So what? A pound of water is a hell of a lot cheaper than a pound of
extruded aluminum, a pound of machined titanium, or a pound of TPS
material. You're falling into the aerospace engineering trap that lighter
is always cheaper.

Why don't you check up on the total amount of water used by weight per
crew member per day on the ISS?
For a crew of four it's 40,000 pounds per year:
http://library.thinkquest.org/J01121...ce_station.htm
starting with that, extrapolating it to a full six-person crew, and it's
60,000 pounds of water per year.
Divide that by four for the intended three month lifespan of your
lifeboat, and you have to drag along 15,000 pounds of water alone to give
the crew something to drink, cook, and wash with while they are orbiting
up there awaiting rescue.


It's time for a reality check. That would be about 28 pound of water per
day! That's absolutely absurd! Take a look at Skylab's actual water
consumption:

http://www-pao.ksc.nasa.gov/history/...ylab-stats.htm

The *three* skylab crews used 4,290 lbs of water and that *included*
showers! The total duration of the three missions was about 170 days times
three crew is about 500 man-days. So, they were using about 8.6 lbs of
water per day, which included an occasional shower! You're not going to be
showering in a safe haven or lifeboat, so that number is obviously HIGH.
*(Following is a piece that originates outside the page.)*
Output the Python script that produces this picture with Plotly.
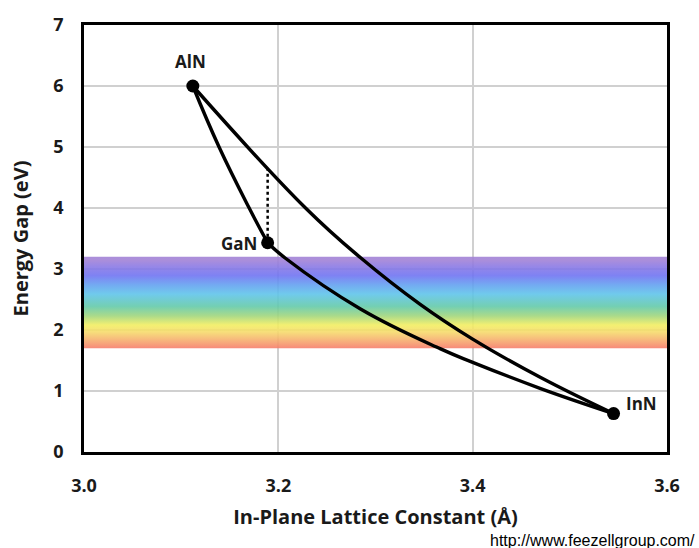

Actually, if you doubled the crew size of Skylab to six, that would have
been about 85 days of consumables, which is right in the ballpark for what
I'm proposing for an ISS safe haven.

Water 4,290 lbs
Oxygen 3,336 lbs
Nitrogen 933 lbs
Total 8,559 lbs

This included consumables for all the EVA's as well (there were quite a few
to repair Skylab and to service the Apollo Telescope Mount, which used film
canisters which had to be replaced via EVA). You'd have to add food and
LiOH canisters to that.

Then stick all the food aboard, the oxygen supplies, the CO2 scrubbers,
and the solar arrays, and your lifeboat is around the weight of two or
three Salyut space stations.


This is another silly argument. You don't need all the Salyut systems for a
lifeboat/safe haven. Consumables aren't as big a deal as you're making them
out to be. Again, consumables are cheap since there is zero development to
be done on them. A free flying safe haven which would last for three months
is more like the size of an ATV or two.

This "lifeboat" is medium-sized space station unto itself as far as mass
goes.


So what? You're still confusing mass with cost. Consumables are dirt
cheap. Additional copies of life support equipment already in use on ISS is
also relatively cheap compared to developing Orion.
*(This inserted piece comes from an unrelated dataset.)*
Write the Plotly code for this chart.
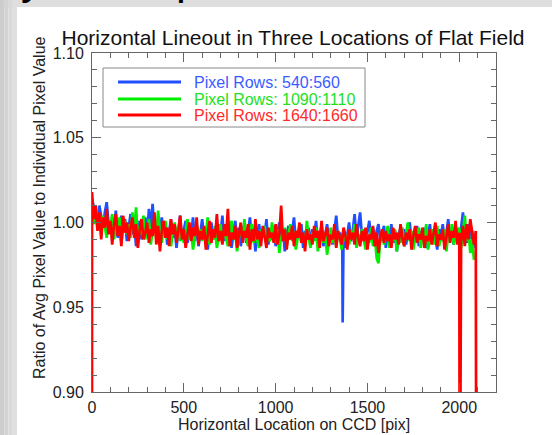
import numpy as np
import plotly.graph_objects as go

# ---------------- data ----------------
step_x = 10
blue_vals = [
    1.014, 1.009, 1.003, 0.999, 1.010, 1.004, 0.997, 1.006, 1.012, 1.000,
    0.994, 1.003, 0.998, 1.007, 0.991, 0.999, 1.004, 0.996, 1.002, 0.989,
    0.997, 1.005, 0.993, 0.999, 0.986, 0.995, 1.001, 0.990, 0.998, 1.003,
    0.992, 1.008, 0.996, 1.011, 0.994, 0.999, 0.988, 0.997, 1.003, 0.993,
    0.999, 0.987, 0.995, 1.002, 0.991, 0.998, 0.985, 0.996, 1.004, 0.990,
    0.996, 1.001, 0.988, 0.997, 0.993, 1.003, 0.989, 0.999, 0.986, 0.995,
    1.002, 0.991, 0.997, 0.984, 0.995, 1.000, 0.990, 0.996, 0.987, 0.999,
    0.993, 1.004, 0.989, 0.996, 0.991, 0.998, 0.985, 0.994, 1.001, 0.990,
    0.997, 0.986, 0.995, 0.999, 0.988, 0.994, 1.003, 0.990, 0.996, 0.983,
    0.994, 0.999, 0.989, 0.996, 0.992, 1.002, 0.987, 0.995, 0.990, 0.998,
    0.986, 0.994, 1.000, 0.989, 0.996, 0.983, 0.993, 0.998, 0.990, 0.995,
    1.003, 0.988, 0.994, 0.991, 0.999, 0.985, 0.995, 0.990, 0.997, 0.987,
    0.996, 0.992, 1.001, 0.988, 0.994, 0.998, 0.986, 0.993, 0.999, 0.990,
    0.995, 0.987, 0.997, 1.004, 0.990, 0.994, 0.991, 0.996, 0.985, 0.993,
    1.000, 0.989, 0.995, 1.005, 0.991, 0.998, 1.006, 0.992, 0.996, 0.988,
    0.994, 1.001, 0.990, 0.997, 0.986, 0.995, 0.999, 0.989, 0.993, 0.998,
    0.985, 0.994, 0.991, 0.999, 0.988, 0.995, 0.983, 0.992, 0.997, 0.990,
    0.996, 0.987, 0.993, 1.000, 0.989, 0.994, 0.991, 0.998, 0.986, 0.995,
    0.990, 0.997, 0.985, 0.993, 0.999, 0.988, 0.995, 0.991, 0.984, 0.996,
    0.992, 0.999, 0.989, 0.994, 1.002, 0.990, 0.996, 0.987, 0.998, 0.993,
    0.991, 0.997, 1.006, 0.993, 0.988, 0.999, 0.990, 0.995, 0.985,
]
blue_spike_x = [1363, 1365, 1367]
blue_spike_y = [0.991, 0.941, 0.990]

green_vals = [
    1.005, 0.999, 1.008, 0.996, 1.002, 0.993, 1.004, 0.998, 0.991, 1.001,
    0.996, 1.005, 0.990, 0.999, 0.994, 1.003, 0.988, 0.997, 1.001, 0.993,
    0.999, 0.991, 1.006, 0.995, 1.009, 0.989, 0.998, 0.993, 1.004, 0.990,
    0.996, 1.002, 0.987, 0.995, 0.999, 0.991, 1.007, 0.994, 0.988, 0.997,
    1.001, 0.990, 0.996, 0.986, 0.994, 1.000, 0.992, 0.997, 0.989, 0.995,
    0.988, 0.996, 1.002, 0.990, 0.995, 0.984, 0.993, 0.999, 0.991, 0.996,
    0.989, 0.997, 0.992, 1.003, 0.987, 0.994, 0.990, 0.998, 0.985, 0.993,
    0.999, 0.988, 0.995, 0.991, 0.986, 0.996, 1.001, 0.990, 0.994, 0.983,
    0.992, 0.997, 0.989, 1.002, 0.991, 0.986, 0.995, 0.999, 0.988, 0.994,
    0.990, 0.985, 0.996, 0.991, 0.998, 0.987, 0.993, 0.989, 1.000, 0.992,
    0.988, 0.996, 0.982, 0.993, 0.990, 0.997, 0.986, 0.994, 0.999, 0.989,
    0.995, 0.984, 0.992, 0.998, 0.988, 0.993, 0.987, 1.001, 0.991, 0.985,
    0.994, 0.989, 0.997, 0.983, 0.992, 0.996, 0.988, 0.994, 0.981, 0.991,
    0.997, 0.988, 0.993, 0.986, 0.995, 0.990, 0.984, 0.996, 0.989, 0.993,
    0.987, 0.995, 0.991, 0.999, 0.985, 0.993, 0.988, 0.996, 0.990, 0.984,
    0.993, 0.988, 0.997, 0.986, 0.992, 0.979, 0.976, 0.990, 0.995, 0.987,
    0.991, 0.998, 0.985, 0.993, 0.989, 0.996, 0.983, 0.992, 0.988, 0.997,
    0.986, 0.994, 1.000, 0.989, 0.995, 0.984, 0.992, 0.990, 0.997, 0.985,
    0.993, 0.988, 0.999, 0.984, 0.991, 0.996, 0.987, 0.993, 0.998, 0.986,
    0.992, 0.989, 0.996, 0.983, 0.994, 0.990, 0.999, 0.987, 0.993, 0.991,
    0.997, 0.985, 0.994, 1.004, 0.989, 0.996, 0.982, 0.990, 0.978,
]

red_vals = [
    1.018, 1.002, 1.010, 0.995, 1.006, 0.990, 1.003, 0.997, 1.008, 0.993,
    1.001, 0.987, 0.999, 1.005, 0.992, 0.998, 0.986, 1.004, 0.994, 1.000,
    0.989, 0.997, 1.003, 0.991, 0.999, 0.985, 0.996, 1.002, 0.990, 0.994,
    1.000, 0.988, 0.996, 0.992, 1.006, 0.987, 0.998, 0.983, 0.995, 1.001,
    0.991, 0.997, 0.986, 1.002, 0.993, 0.999, 0.988, 0.995, 1.004, 0.990,
    0.996, 0.985, 0.994, 1.000, 0.989, 0.997, 0.992, 1.003, 0.987, 0.995,
    0.990, 0.998, 0.984, 0.994, 1.001, 0.988, 0.996, 0.991, 1.005, 0.989,
    0.995, 0.987, 0.999, 0.992, 1.008, 0.986, 0.994, 0.990, 0.998, 0.985,
    0.993, 1.000, 0.988, 0.995, 0.991, 0.999, 0.984, 0.996, 0.989, 1.002,
    0.990, 0.995, 0.986, 0.998, 0.992, 0.985, 0.997, 0.991, 0.994, 0.988,
    0.999, 0.987, 0.993, 1.010, 0.989, 0.996, 0.984, 0.994, 0.990, 0.998,
    0.986, 0.995, 0.991, 1.000, 0.988, 0.994, 0.983, 0.996, 0.990, 0.993,
    0.987, 0.998, 0.991, 0.995, 0.985, 1.001, 0.989, 0.994, 0.997, 0.986,
    0.993, 0.990, 0.999, 0.985, 0.995, 0.991, 0.987, 0.997, 0.992, 0.984,
    0.996, 0.990, 0.994, 0.987, 0.999, 0.991, 0.986, 0.995, 0.989, 0.997,
    0.984, 0.993, 0.990, 0.998, 0.986, 0.994, 0.982, 0.991, 0.996, 0.988,
    0.995, 0.989, 0.993, 0.985, 0.997, 0.990, 0.994, 0.987, 0.999, 0.991,
    0.986, 0.994, 0.990, 0.996, 0.984, 0.992, 0.998, 0.988, 0.993, 0.990,
    0.997, 0.985, 0.992, 0.989, 0.996, 0.987, 0.994, 1.000, 0.986, 0.993,
    0.990, 0.996, 0.984, 0.993, 0.999, 0.988, 0.995, 0.991, 1.001, 0.987,
    0.994, 0.989, 0.998, 0.986, 0.999, 0.990, 1.002, 0.993, 0.987, 0.995,
]
# dropouts in the red lineout (values fall far below the plotted range)
red_drop_x = [0, 2003, 2093]
red_drop_y = [0.80, 0.80, 0.80]

series_names = ["Pixel Rows: 540:560", "Pixel Rows: 1090:1110", "Pixel Rows: 1640:1660"]
line_colors = ["#1f4fff", "#00ee00", "#ff0000"]
text_colors = ["#3a5cff", "#22e022", "#ff2a2a"]

x_ticks = [0, 500, 1000, 1500, 2000]
y_ticks = [0.90, 0.95, 1.00, 1.05, 1.10]

# ---------------- build series ----------------
def merge(xs, ys, ex, ey):
    pts = sorted(list(zip(xs, ys)) + list(zip(ex, ey)), key=lambda p: p[0])
    return [p[0] for p in pts], [p[1] for p in pts]

bx = list(np.arange(len(blue_vals)) * step_x)
bx, by = merge(bx, blue_vals, blue_spike_x, blue_spike_y)
gx = list(np.arange(len(green_vals)) * step_x)
gy = green_vals
rx0 = list(np.arange(len(red_vals)) * step_x)
rx = [red_drop_x[0]] + rx0[:201] + [red_drop_x[1]] + rx0[201:] + [red_drop_x[2]]
ry = [red_drop_y[0]] + red_vals[:201] + [red_drop_y[1]] + red_vals[201:] + [red_drop_y[2]]

fig = go.Figure()
for xs, ys, c, n in [(bx, by, line_colors[0], series_names[0]),
                     (gx, gy, line_colors[1], series_names[1]),
                     (rx, ry, line_colors[2], series_names[2])]:
    fig.add_trace(go.Scatter(x=xs, y=ys, mode="lines", name=n,
                             line=dict(color=c, width=2.7), showlegend=False))

W, H = 552, 435
L, R, T, B = 92, 496, 53, 392
FONT = "Liberation Sans, Arial, sans-serif"

def px(xp):
    return (xp - L) / (R - L)

def py(yp):
    return (B - yp) / (B - T)

shapes = []
# top gray strip of the slide
shapes.append(dict(type="rect", xref="paper", yref="paper", x0=px(0), x1=px(W),
                   y0=py(7), y1=py(0), fillcolor="#dedede", line=dict(width=0), layer="below"))
# left gray gradient strips
for i, col in enumerate(["#cdcdcd", "#d3d3d3", "#d9d9d9", "#dfdfdf"]):
    shapes.append(dict(type="rect", xref="paper", yref="paper", x0=px(i * 4.25), x1=px((i + 1) * 4.25),
                       y0=py(H), y1=py(0), fillcolor=col, line=dict(width=0), layer="below"))
# keep the bottom edge of the white slide clean
shapes.append(dict(type="rect", xref="paper", yref="paper", x0=px(17), x1=px(W),
                   y0=py(H), y1=py(431), fillcolor="white", line=dict(width=0), layer="above"))

# legend box
shapes.append(dict(type="rect", xref="paper", yref="paper", x0=px(103), x1=px(365),
                   y0=py(127), y1=py(68), fillcolor="white", line=dict(color="#888888", width=1)))
leg_y = [82, 99, 115]
annotations = []
for i in range(3):
    shapes.append(dict(type="line", xref="paper", yref="paper", x0=px(118), x1=px(181),
                       y0=py(leg_y[i]), y1=py(leg_y[i]), line=dict(color=line_colors[i], width=3)))
    annotations.append(dict(x=px(192), y=py(leg_y[i]), xref="paper", yref="paper",
                            text=series_names[i], showarrow=False, xanchor="left", yanchor="middle",
                            font=dict(family=FONT, size=16, color=text_colors[i])))

# cut-off slide heading fragments (only descenders visible)
for ch, xx in [("y", 32), ("p", 188)]:
    annotations.append(dict(x=px(xx), y=py(5), xref="paper", yref="paper", text=ch, showarrow=False,
                            xanchor="center", yanchor="bottom",
                            font=dict(family=FONT, size=44, color="black")))

# axis titles
annotations.append(dict(x=px(294), y=py(424), xref="paper", yref="paper",
                        text="Horizontal Location on CCD [pix]", showarrow=False,
                        xanchor="center", yanchor="middle", font=dict(family=FONT, size=16, color="#222222")))
annotations.append(dict(x=px(39), y=py(208), xref="paper", yref="paper",
                        text="Ratio of Avg Pixel Value to Individual Pixel Value", showarrow=False,
                        textangle=-90, xanchor="center", yanchor="middle",
                        font=dict(family=FONT, size=16, color="#222222")))

fig.update_layout(
    width=W, height=H,
    margin=dict(l=L, r=W - R, t=T, b=H - B, pad=0),
    paper_bgcolor="white", plot_bgcolor="white",
    font=dict(family=FONT, size=16, color="#222222"),
    title=dict(text="Horizontal Lineout in Three Locations of Flat Field",
               xref="paper", x=px(293), xanchor="center", y=1 - 38 / H, yanchor="middle",
               font=dict(size=21, color="#111111")),
    shapes=shapes, annotations=annotations,
)
axis_common = dict(showgrid=False, zeroline=False, showline=True, linecolor="#666666", linewidth=1,
                   mirror="allticks", ticks="inside", ticklen=9, tickcolor="#666666", tickwidth=1,
                   automargin=False)
fig.update_xaxes(range=[0, 2200], tickvals=x_ticks, ticktext=[str(v) for v in x_ticks],
                 minor=dict(dtick=100, ticks="inside", ticklen=5, tickcolor="#666666"),
                 ticklabelstandoff=1, **axis_common)
fig.update_yaxes(range=[0.90, 1.10], tickvals=y_ticks, ticktext=[f"{v:.2f}" for v in y_ticks],
                 minor=dict(dtick=0.01, ticks="inside", ticklen=5, tickcolor="#666666"),
                 ticklabelstandoff=4, **axis_common)

fig.write_html("out.html",
               post_script="document.documentElement.style.overflow='hidden';"
                           "document.body.style.overflow='hidden';document.body.style.margin='0';")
It's like your plan for the orbiting refueling stations; you get so
enraptured by a concept that the actual costs of doing it are ignored, and
what you end up with is doing something fairly simple in a much more
complex and expensive way...due to some sort of preconceived philosophical
conceit in regards to how it _should_ be done in your own mind, rather
than the cheapest way of doing it in reality.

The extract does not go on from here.